Kupowanie usług seksualnych od dziś jest traktowane jako przestępstwo w Irlandii Północnej. Klientom grozi za nie grzywna w wysokości 1000 funtów i nawet rok więzienia.
Irlandia Północna stała się tym samym jedynym regionem Wielkiej Brytanii, w którym płacenie za usługi seksualne stało się nielegalne. Według nowych przepisów do złamania prawa dochodzi, gdy klient uzyskuje usługę seksualną, płacąc za nią lub obiecując zapłatę - bądź osobie świadczącej usługi, bądź pośrednikowi.

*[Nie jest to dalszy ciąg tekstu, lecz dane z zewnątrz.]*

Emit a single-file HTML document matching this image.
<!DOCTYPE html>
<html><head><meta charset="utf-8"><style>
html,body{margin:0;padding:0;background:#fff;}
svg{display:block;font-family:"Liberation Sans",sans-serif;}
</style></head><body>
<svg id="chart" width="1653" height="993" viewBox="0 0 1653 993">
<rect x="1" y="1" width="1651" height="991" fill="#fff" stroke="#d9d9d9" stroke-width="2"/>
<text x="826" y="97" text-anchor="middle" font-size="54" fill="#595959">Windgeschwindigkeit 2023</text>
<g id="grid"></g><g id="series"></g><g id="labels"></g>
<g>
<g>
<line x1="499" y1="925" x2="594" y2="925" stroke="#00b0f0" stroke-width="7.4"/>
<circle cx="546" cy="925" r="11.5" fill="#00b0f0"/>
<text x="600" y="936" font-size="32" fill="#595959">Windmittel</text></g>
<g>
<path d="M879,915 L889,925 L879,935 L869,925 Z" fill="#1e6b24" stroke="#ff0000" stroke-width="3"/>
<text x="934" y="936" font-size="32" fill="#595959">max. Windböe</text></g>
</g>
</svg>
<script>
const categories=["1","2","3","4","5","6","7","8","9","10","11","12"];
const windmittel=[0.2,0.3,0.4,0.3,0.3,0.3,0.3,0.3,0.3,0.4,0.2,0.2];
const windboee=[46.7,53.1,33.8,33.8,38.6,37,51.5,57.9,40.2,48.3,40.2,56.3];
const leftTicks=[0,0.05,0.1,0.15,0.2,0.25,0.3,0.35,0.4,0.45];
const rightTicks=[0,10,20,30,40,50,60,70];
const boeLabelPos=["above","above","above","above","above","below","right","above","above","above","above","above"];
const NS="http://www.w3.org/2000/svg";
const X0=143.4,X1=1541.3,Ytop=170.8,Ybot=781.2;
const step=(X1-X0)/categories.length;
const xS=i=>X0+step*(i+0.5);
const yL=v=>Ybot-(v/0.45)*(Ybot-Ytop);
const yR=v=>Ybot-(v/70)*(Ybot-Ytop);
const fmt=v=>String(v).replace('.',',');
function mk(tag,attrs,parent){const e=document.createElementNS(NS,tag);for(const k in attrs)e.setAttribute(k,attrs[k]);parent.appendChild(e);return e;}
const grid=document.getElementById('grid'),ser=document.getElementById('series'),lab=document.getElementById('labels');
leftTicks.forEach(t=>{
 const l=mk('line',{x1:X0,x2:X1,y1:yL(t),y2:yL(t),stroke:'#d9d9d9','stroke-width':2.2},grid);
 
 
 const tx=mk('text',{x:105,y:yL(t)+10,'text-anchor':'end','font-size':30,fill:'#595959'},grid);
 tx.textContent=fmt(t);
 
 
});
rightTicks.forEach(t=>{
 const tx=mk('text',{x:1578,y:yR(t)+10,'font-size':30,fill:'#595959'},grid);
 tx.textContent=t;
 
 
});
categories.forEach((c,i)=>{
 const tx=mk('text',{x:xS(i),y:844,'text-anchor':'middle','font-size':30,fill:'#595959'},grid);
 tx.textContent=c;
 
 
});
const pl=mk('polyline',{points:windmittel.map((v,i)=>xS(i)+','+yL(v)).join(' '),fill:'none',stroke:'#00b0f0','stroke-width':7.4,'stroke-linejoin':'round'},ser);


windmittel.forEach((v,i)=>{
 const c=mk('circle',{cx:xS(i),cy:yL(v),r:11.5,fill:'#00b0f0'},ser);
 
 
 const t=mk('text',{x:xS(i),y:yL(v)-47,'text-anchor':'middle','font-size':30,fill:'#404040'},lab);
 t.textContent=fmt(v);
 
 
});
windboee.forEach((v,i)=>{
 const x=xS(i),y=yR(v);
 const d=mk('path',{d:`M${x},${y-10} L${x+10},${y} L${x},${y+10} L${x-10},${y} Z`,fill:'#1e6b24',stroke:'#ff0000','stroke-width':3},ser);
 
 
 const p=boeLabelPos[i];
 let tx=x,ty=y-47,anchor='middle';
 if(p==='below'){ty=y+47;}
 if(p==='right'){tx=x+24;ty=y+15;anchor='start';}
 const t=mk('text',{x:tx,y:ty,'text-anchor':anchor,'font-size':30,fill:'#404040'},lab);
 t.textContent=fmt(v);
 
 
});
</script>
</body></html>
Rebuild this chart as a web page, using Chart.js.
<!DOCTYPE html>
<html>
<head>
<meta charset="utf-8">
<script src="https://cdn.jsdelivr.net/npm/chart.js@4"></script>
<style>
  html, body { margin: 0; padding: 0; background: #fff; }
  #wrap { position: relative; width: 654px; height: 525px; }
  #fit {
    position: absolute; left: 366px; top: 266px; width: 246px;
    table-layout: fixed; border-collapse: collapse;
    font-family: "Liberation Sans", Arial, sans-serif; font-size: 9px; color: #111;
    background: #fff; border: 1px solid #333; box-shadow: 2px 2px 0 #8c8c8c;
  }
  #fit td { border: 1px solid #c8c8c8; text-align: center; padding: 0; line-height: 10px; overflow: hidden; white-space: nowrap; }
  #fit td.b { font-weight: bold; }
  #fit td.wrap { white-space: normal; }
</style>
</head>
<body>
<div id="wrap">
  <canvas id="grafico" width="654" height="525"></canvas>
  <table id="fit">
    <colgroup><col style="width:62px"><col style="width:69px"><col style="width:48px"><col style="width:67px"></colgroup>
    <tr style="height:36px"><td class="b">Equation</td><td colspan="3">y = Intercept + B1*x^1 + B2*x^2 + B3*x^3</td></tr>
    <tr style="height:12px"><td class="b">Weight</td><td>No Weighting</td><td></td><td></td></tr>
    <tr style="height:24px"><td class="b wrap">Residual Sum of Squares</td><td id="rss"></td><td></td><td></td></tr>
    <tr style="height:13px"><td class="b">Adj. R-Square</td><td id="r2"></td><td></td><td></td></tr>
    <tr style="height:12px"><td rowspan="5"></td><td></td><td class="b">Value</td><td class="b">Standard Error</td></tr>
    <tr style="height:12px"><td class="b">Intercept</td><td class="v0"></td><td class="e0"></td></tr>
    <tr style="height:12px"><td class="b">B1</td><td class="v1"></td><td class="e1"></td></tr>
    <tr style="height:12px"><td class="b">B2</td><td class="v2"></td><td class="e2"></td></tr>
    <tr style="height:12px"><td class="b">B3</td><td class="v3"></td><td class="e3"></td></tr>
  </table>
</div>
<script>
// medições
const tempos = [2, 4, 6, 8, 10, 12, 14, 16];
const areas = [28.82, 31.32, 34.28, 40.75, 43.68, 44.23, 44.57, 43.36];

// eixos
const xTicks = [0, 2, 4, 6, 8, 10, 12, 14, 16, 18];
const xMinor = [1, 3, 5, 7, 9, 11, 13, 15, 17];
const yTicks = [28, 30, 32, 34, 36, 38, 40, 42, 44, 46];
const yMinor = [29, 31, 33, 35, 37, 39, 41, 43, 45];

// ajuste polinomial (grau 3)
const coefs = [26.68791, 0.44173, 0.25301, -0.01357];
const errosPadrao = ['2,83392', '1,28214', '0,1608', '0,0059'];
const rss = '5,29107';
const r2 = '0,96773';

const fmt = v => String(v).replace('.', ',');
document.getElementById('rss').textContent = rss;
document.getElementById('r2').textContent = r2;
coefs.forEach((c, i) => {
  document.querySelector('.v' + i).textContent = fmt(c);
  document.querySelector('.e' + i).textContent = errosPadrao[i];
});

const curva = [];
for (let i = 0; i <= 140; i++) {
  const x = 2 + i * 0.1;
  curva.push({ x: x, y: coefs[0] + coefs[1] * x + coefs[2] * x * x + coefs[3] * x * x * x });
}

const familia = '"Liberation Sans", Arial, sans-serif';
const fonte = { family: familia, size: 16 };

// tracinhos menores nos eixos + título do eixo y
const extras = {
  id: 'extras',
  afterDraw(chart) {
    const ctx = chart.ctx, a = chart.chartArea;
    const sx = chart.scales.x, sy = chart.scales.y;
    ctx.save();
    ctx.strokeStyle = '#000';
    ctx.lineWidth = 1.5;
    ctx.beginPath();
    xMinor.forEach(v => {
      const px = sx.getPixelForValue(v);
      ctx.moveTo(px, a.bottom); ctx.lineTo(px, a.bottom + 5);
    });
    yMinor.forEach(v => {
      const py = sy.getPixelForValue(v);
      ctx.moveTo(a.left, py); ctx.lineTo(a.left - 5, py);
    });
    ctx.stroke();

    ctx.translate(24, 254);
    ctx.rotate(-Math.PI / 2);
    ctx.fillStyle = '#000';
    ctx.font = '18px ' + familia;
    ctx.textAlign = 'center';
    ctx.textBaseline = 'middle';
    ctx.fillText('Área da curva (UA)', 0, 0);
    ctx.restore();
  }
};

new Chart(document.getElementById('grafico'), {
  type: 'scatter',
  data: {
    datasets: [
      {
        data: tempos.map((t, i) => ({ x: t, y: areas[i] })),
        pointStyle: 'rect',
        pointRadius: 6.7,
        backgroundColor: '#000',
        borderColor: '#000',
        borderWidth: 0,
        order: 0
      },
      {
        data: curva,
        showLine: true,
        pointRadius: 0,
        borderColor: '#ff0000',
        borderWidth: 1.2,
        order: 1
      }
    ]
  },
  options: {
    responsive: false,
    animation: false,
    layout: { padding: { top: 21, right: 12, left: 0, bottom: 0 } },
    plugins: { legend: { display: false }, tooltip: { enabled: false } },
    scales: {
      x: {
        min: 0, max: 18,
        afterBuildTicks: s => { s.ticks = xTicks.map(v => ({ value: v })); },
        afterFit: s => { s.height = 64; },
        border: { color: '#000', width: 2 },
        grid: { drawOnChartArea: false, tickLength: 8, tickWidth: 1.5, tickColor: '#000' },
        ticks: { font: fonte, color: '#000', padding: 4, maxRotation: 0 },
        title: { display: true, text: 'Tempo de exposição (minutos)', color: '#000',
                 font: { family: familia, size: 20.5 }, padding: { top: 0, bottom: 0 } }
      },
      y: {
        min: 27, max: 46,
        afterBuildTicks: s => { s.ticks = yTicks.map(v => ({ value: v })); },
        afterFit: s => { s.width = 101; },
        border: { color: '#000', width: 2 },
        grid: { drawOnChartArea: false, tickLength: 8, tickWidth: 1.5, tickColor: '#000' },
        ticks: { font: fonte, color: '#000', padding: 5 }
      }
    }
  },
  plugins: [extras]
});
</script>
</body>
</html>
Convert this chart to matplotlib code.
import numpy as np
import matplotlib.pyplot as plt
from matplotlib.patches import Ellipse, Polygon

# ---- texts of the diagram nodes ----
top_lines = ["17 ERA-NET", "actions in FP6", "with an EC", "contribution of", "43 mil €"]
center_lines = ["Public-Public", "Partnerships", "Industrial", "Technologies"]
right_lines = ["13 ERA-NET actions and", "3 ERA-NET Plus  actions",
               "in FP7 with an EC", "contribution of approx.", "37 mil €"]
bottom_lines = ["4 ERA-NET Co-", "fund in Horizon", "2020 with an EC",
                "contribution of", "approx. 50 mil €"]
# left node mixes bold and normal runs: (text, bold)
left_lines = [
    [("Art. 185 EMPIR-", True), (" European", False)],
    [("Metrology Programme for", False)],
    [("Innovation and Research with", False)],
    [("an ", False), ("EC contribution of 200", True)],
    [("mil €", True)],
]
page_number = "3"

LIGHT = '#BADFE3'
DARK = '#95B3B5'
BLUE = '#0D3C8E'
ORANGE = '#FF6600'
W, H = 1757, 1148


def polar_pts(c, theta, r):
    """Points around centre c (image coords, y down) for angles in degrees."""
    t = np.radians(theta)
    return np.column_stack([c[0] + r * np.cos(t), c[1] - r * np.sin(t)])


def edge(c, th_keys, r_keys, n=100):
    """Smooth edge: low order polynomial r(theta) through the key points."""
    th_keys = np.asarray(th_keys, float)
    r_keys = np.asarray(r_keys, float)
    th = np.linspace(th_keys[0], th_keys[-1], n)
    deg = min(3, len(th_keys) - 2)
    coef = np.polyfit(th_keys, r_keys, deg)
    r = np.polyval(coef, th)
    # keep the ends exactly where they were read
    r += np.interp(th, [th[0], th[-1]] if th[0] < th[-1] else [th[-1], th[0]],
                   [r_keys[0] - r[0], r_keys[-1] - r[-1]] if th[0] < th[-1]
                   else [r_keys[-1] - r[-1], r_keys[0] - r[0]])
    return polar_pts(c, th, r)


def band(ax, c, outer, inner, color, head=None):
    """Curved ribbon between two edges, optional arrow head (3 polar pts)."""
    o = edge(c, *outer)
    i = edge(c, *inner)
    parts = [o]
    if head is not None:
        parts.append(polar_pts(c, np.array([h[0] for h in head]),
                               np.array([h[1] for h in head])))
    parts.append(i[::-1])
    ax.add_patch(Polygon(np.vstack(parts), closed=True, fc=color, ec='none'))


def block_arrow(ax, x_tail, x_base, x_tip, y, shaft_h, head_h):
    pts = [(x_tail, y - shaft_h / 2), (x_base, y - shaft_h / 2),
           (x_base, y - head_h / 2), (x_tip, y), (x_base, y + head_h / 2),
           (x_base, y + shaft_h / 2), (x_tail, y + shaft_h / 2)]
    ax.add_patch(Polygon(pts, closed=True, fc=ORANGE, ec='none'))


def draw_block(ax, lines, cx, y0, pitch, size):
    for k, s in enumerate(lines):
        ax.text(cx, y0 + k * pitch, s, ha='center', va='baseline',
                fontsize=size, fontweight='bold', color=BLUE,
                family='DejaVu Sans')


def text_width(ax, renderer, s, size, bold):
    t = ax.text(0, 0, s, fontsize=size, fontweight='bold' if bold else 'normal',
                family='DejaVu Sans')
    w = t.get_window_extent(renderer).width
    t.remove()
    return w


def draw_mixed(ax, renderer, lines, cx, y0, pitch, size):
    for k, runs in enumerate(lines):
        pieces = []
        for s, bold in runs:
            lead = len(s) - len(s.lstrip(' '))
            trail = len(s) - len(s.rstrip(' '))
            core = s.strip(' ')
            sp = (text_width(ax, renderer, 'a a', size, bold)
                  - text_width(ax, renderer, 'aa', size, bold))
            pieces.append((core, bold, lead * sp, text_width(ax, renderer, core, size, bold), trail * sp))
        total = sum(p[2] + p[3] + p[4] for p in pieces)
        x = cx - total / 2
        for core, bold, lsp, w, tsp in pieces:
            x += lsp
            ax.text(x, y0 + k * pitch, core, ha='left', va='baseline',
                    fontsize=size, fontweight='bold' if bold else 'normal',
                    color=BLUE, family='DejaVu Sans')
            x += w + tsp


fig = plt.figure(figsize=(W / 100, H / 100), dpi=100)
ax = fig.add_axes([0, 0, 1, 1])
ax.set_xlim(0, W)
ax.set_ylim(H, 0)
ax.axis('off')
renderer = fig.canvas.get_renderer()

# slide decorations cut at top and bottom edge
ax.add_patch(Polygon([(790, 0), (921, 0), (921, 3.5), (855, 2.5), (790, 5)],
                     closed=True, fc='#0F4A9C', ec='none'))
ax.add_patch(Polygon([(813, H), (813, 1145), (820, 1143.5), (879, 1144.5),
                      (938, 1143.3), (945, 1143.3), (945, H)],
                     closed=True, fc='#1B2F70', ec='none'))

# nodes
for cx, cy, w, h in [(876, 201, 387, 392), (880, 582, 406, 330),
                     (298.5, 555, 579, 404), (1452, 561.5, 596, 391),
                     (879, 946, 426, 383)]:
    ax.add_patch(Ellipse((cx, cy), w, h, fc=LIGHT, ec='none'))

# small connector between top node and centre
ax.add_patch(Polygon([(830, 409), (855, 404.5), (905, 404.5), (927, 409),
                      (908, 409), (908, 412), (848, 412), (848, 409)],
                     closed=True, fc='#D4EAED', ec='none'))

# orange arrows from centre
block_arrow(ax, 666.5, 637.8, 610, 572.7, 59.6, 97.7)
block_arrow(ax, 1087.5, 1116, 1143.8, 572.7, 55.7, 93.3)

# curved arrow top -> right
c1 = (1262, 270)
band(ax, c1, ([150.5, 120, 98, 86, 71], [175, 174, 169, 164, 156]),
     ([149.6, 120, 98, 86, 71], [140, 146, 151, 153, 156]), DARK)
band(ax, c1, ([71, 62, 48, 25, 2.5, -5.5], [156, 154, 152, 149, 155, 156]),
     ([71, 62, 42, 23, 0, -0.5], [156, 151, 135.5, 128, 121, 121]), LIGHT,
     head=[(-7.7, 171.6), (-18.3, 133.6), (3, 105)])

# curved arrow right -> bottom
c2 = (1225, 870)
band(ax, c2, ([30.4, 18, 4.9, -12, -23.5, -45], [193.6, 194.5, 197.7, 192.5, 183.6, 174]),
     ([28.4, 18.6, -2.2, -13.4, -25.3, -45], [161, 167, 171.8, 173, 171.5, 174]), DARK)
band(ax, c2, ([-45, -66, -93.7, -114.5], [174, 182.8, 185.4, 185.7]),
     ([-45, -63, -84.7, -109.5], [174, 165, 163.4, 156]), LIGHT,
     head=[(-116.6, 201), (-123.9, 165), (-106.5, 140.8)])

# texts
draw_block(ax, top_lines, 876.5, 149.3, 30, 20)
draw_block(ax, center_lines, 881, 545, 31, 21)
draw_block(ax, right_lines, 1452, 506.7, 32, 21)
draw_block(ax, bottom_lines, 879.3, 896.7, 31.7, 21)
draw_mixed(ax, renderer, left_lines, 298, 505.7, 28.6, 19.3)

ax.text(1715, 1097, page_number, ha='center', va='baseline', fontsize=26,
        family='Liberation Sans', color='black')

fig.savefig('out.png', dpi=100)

Wcześniej prawo przewidywało jedynie kary za płacenie prostytutce działającej pod przymusem.
Zmianę prawa przegłosowano pod koniec 2014 roku. Inicjatorem był deputowany północnoirlandzkiego parlamentu Maurice Morrow z Partii Demokratycznych Unionistów (DUP). Za głosowało 81 deputowanych 108-osobowego zgromadzenia; przeciw było 10 głosujących.
Zwolennicy nowych przepisów argumentują, że pozwolą one na walkę z handlarzami ludźmi. Natomiast krytycy, w tym minister sprawiedliwości David Ford, wskazują, że prawo będzie trudne do egzekwowania.
Przeciwnicy nowego prawa zwracają również uwagę, że całkowicie zepchnie ono prostytucję od podziemia.
W 1999 roku Szwecja była pierwszym krajem, który zdecydował się na karanie klientów prostytutek. Szwedzkie rozwiązania zostały przekopiowane także w Norwegii i Islandii.